Oui, dit grand-mère Ayse, et elle énuméra
toutes les façons qu'avait la mort de dire qu'elle venait
:
Quand
dans la maison les portes couinent.
Quand
une cigogne apporte dans ses pattes des choses blanches.
Quand
les corneilles se taisent trop longtemps.
Quand
un chien ne reconnaît plus son maître
"
Vita
nova
Comme
il a commencé, le roman se termine par une rupture, au
milieu des soldats. Car il faut bien un jour quitter l'enfance,
surtout si l'on veut vivre décemment et en toute liberté.
Les convois pour l'Allemagne, dans les années soixante,
sont une issue à la fois inquiétante et salutaire
pour des milliers de femmes turques et kurdes.
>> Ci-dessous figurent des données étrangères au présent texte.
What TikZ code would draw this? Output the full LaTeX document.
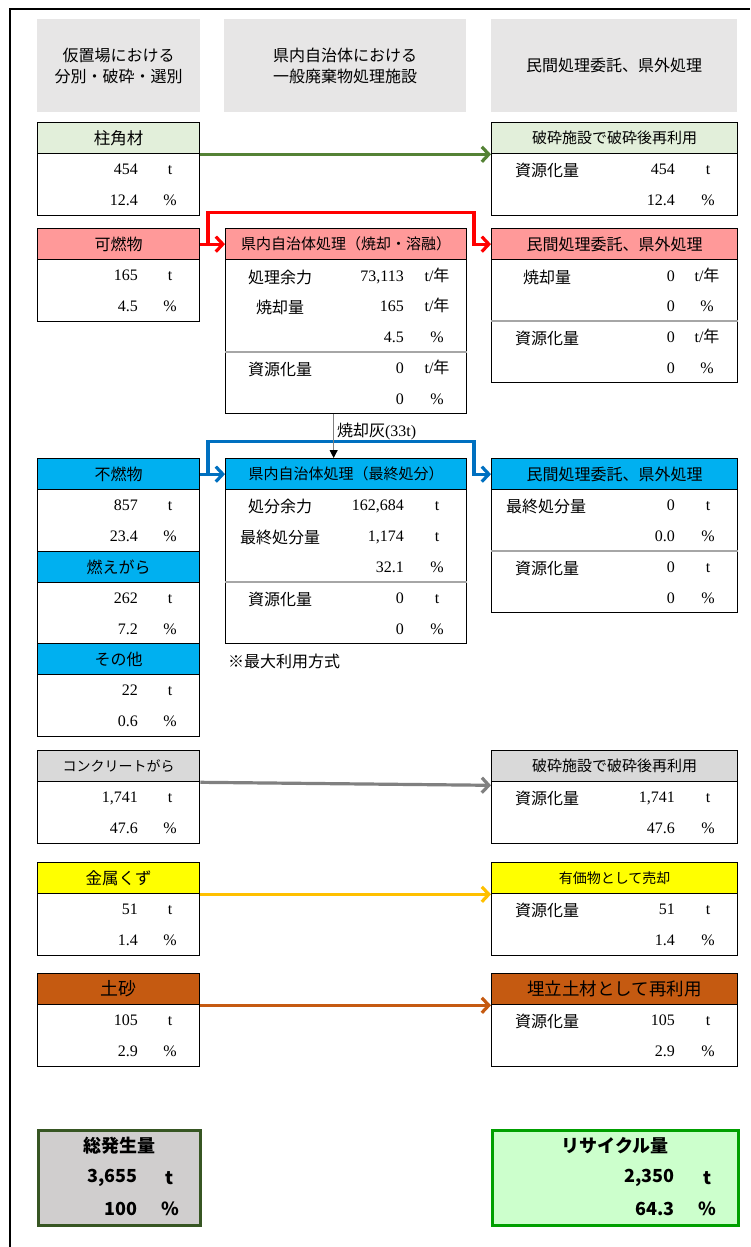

Emine s'y précipite,
avec d'autres, éprises comme elle de liberté.
Ce sont des étudiantes, une choriste d'opéra et
beaucoup de prostituées, qui lisent pendant le voyage
" Le manuel pour les travailleurs qui vont à l'étranger
", apprenant qu'en Europe on n'utilise pas de l'eau, mais
du papier hygiénique, qu'une femme, là-bas, ne
travaille pas quand elle a ses règles et qu'on ne porte
pas le foulard.
Une
nouvelle vie commence, pour l'étrangère condamnée
à l'exil, une vie qui fera d'elle une comédienne,
puis une romancière, une vie qu'elle n'imaginait pas,
et qui ne sera sans doute pas la dernière.